Studio a Parma. Ma ci verrò solo il giorno della laurea. Forse.

Grazie alla pandemia, nella mia vita si è creato l’asse Monza-Parma. Chiariamoci: non che il coronavirus si sia accreditato dei meriti. Credo però, che ci abbia spinti a superare dei limiti. Come quello dello spazio, della distanza, del fuori sede. Questa è la storia di come il susseguirsi degli eventi riguardanti l’emergenza sanitaria mi hanno convinto ad iscrivermi ad una facoltà dell’università parmense.
Dalla laurea triennale è passato un anno e avevo abbandonato per sempre l’idea di continuare a studiare. I corsi delle facoltà più vicine non mi piacevano. Avevo guardato tutto, oltre a Milano anche Bergamo, Varese o qualsiasi altro posto che potesse profumare di futuro ed essere raggiungibile in giornata, per conciliare anche gli impegni lavorativi. Ma nulla, era un’utopia riuscire a stare dietro a tutto. Parma è entrata nel mio cuore da quando ho letto il piano di studi: poi, è uscita subito, perché due ore di tragitto ogni giorno era fuori discussione.

inaspettatamente, è arrivato il Covid-19. Che tutto ha distrutto, tutto ha rallentato

Tuttavia, come per tutti, inaspettatamente, è arrivato il Covid-19. Che tutto ha distrutto, tutto ha rallentato, a parte la tecnologia. Ho sentito la necessità di cavalcare questo momento. Sono 137 i chilometri che dividono il capoluogo brianzolo a Parma, ma comunque, io, da settembre 2020, tutte le mattine mi sento a Parma. Accendo il computer, mi connetto al mio account Teams e, esattamente come farei in un’aula della Statale di Milano, mi posiziono defilata tra gli altri studenti, e seguo le lezioni dell’università online. Se ho voglia alzo la mano, parlo e mi confronto con i miei colleghi. E tutto ciò posso farlo dal divano o dal tavolino in balcone. È successo che un giorno una professoressa avesse dei sintomi influenzali e di conseguenza, inderogabilmente, la lezione in aula è stata sospesa. Ma da casa, lei che comunque si sentiva attiva e in buona salute, ha portato avanti il programma. Fazzoletti a portata di mano e the show must go on. Al secondo mio appello d’esame, invece, fissato alle 8,30 di mattina, avevo più sonno del solito e mi sono degnata di alzare la testa dal cuscino solo alle 7:55.

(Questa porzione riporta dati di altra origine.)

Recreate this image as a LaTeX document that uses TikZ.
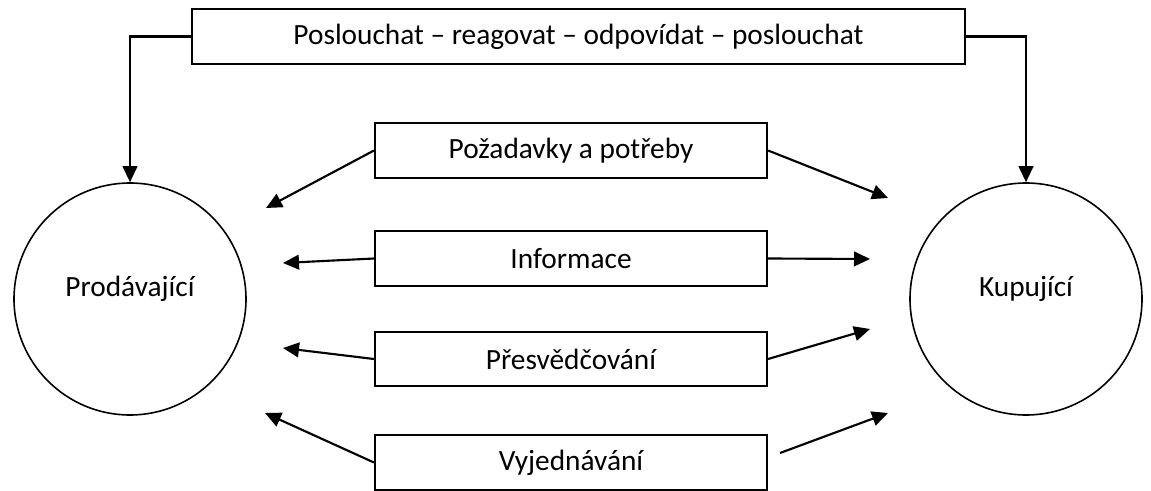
\documentclass[tikz,border=0pt]{standalone}
\usepackage{fontspec}
\setmainfont{Carlito}
\usetikzlibrary{arrows.meta}

\begin{document}
\begin{tikzpicture}[x=0.75pt, y=-0.75pt, font=\fontsize{22}{26}\selectfont,
    flow/.style={-{Triangle[length=12pt,width=11pt]}, line width=1.6pt}]

        \useasboundingbox (0,0) rectangle (1151,491);

        \begin{scope}[every node/.style={circle, draw, line width=1.2pt, minimum size=174pt, text height=0pt}]
          \node (seller) at (130,299)  {Prodávající};
          \node (buyer)  at (1026,299) {Kupující};
        \end{scope}

        \begin{scope}[every node/.style={rectangle, draw, line width=1.6pt, inner sep=0pt, minimum height=41pt}]
          \node[minimum width=580pt] (loop) at (578.5,36.5) {Poslouchat – reagovat – odpovídat – poslouchat};
          \node[minimum width=294pt] (req)  at (571,150.5) {Požadavky a potřeby};
          \node[minimum width=294pt] (info) at (571,258.5) {Informace};
          \node[minimum width=294pt] (pers) at (571,359)   {Přesvědčování};
          \node[minimum width=294pt] (nego) at (571,462.5) {Vyjednávání};
        \end{scope}

        % free ends of the arrows
        \coordinate (reqL)  at (266,208);
        \coordinate (reqR)  at (888,198);
        \coordinate (infoL) at (283,263);
        \coordinate (infoR) at (870,259);
        \coordinate (persL) at (283,348);
        \coordinate (persR) at (870,329);
        \coordinate (negoL) at (265,413);
        \coordinate (negoS) at (780,453);
        \coordinate (negoR) at (888,413);

        \begin{scope}[every path/.style={flow}]
          \draw (loop.west) -| (seller.north);
          \draw (loop.east) -| (buyer.north);

          \draw (req.west)  -- (reqL);
          \draw (req.east)  -- (reqR);
          \draw (info.west) -- (infoL);
          \draw (info.east) -- (infoR);
          \draw (pers.west) -- (persL);
          \draw (pers.east) -- (persR);
          \draw (nego.west) -- (negoL);
          \draw (negoS)     -- (negoR);
        \end{scope}

      \end{tikzpicture}
\end{document}
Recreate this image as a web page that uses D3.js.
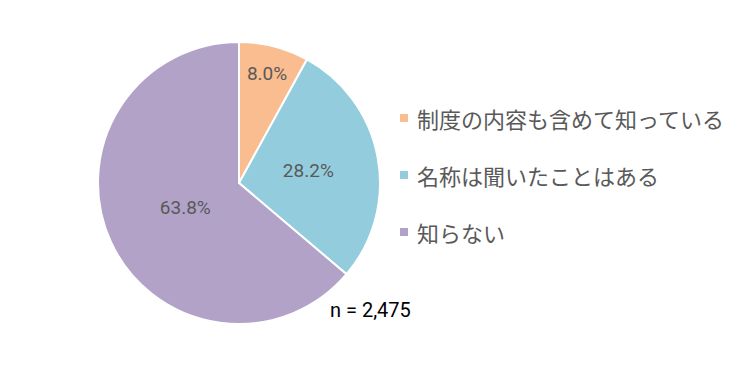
<!DOCTYPE html>
<html>
<head>
<meta charset="utf-8">
<script src="https://cdn.jsdelivr.net/npm/d3@7"></script>
<style>
body { margin: 0; background: #fff; }
text { font-family: Roboto, "Noto Sans CJK JP", sans-serif; }
</style>
</head>
<body>
<div id="chart"></div>
<script>
var categories = ['制度の内容も含めて知っている', '名称は聞いたことはある', '知らない'];
var values = [8.0, 28.2, 63.8];
var colors = ['#F9BD8F', '#93CDDD', '#B2A2C8'];
var sampleLabel = 'n = 2,475';

var width = 740, height = 366;
var svg = d3.select('#chart').append('svg')
	.attr('width', width).attr('height', height);

var cx = 239, cy = 183, r = 141;
// label distance from centre, as fraction of radius (best-fit style)
var labelPos = [0.8, 0.5, 0.42];

var pie = d3.pie().sort(null).value(function(d) { return d; });
var arcs = pie(values);
var arc = d3.arc().innerRadius(0).outerRadius(r);

var g = svg.append('g').attr('transform', 'translate(' + cx + ',' + cy + ')');

g.selectAll('path')
	.data(arcs)
	.enter()
	.append('path')
	.attr('d', arc)
	.attr('fill', function(d, i) { return colors[i]; })
	.attr('stroke', '#fff')
	.attr('stroke-width', 2);

g.selectAll('text.pct')
	.data(arcs)
	.enter()
	.append('text')
	.attr('class', 'pct')
	.attr('text-anchor', 'middle')
	.attr('dominant-baseline', 'central')
	.attr('transform', function(d, i) {
		var a = d3.arc().innerRadius(r * labelPos[i]).outerRadius(r * labelPos[i]);
		return 'translate(' + a.centroid(d) + ')';
	})
	.style('font-size', '19px')
	.style('fill', '#595959')
	.text(function(d) { return d.data.toFixed(1) + '%'; });

// legend
var legend = svg.append('g').attr('transform', 'translate(400,118)');
var ly = d3.scalePoint().domain(categories).range([0, 114]);

legend.selectAll('rect')
	.data(categories)
	.enter()
	.append('rect')
	.attr('x', 0)
	.attr('y', function(d) { return ly(d) - 4; })
	.attr('width', 8)
	.attr('height', 8)
	.attr('fill', function(d, i) { return colors[i]; });

legend.selectAll('text')
	.data(categories)
	.enter()
	.append('text')
	.attr('x', 17)
	.attr('y', function(d) { return ly(d); })
	.attr('dominant-baseline', 'central')
	.style('font-family', '"Noto Sans CJK JP", sans-serif')
	.style('font-size', '22px')
	.style('fill', '#595959')
	.text(function(d) { return d; });

svg.append('text')
	.attr('x', 330)
	.attr('y', 310)
	.attr('dominant-baseline', 'central')
	.style('font-size', '20px')
	.style('fill', '#000')
	.text(sampleLabel);
</script>
</body>
</html>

Può suonare paradossale, ma io, senza la pandemia, non avrei mai potuto iscrivermi

Quanto tempo risparmiato? Può suonare paradossale, ma io, senza la pandemia, non avrei mai potuto iscrivermi all’università. Parma, per me, sarebbe stata più lontana. È assurdo che abbiamo dovuto aspettare l’evento più sconvolgente degli ultimi cento anni per abbattere certi ostacoli. Fino a qualche mese fa perdere il treno significava saltare la lezione. Lo sciopero dei mezzi, la neve, un guasto alla metropolitana, ora sono problemi che non spaventano più. Professori che per qualche minuto di intervento durante un convegno percorrevano chilometri sul Frecciarossa. Col senno di poi, la soluzione sembra così banale e applicabile.
Vivere come se facessi parte di una realtà aumentata, però, non è sempre rose e fiori. Per quanto ormai gli spazi siano contratti, noi ci allontaniamo sempre di più. Non so ancora se avrò modo di avere compagni di banco con i quali lamentarmi, studiare e ripetere i contenuti di un esame. Conosco i colleghi solo attraverso una foto profilo e una e-mail. Chissà quale sarebbe stato il bar in città dove festeggiare i buoni risultati. Devo solo credere a quelli che parlando di università affermano «Bella Parma!». Mi sento disorientata nel luogo in cui sto costruendo il mio futuro. Ad oggi, infatti, conosco la città solo per parole chiave: Giuseppe Verdi, anolini in brodo e Ris. Ad oggi, spero di varcare le porte di Parma almeno il giorno della mia laurea.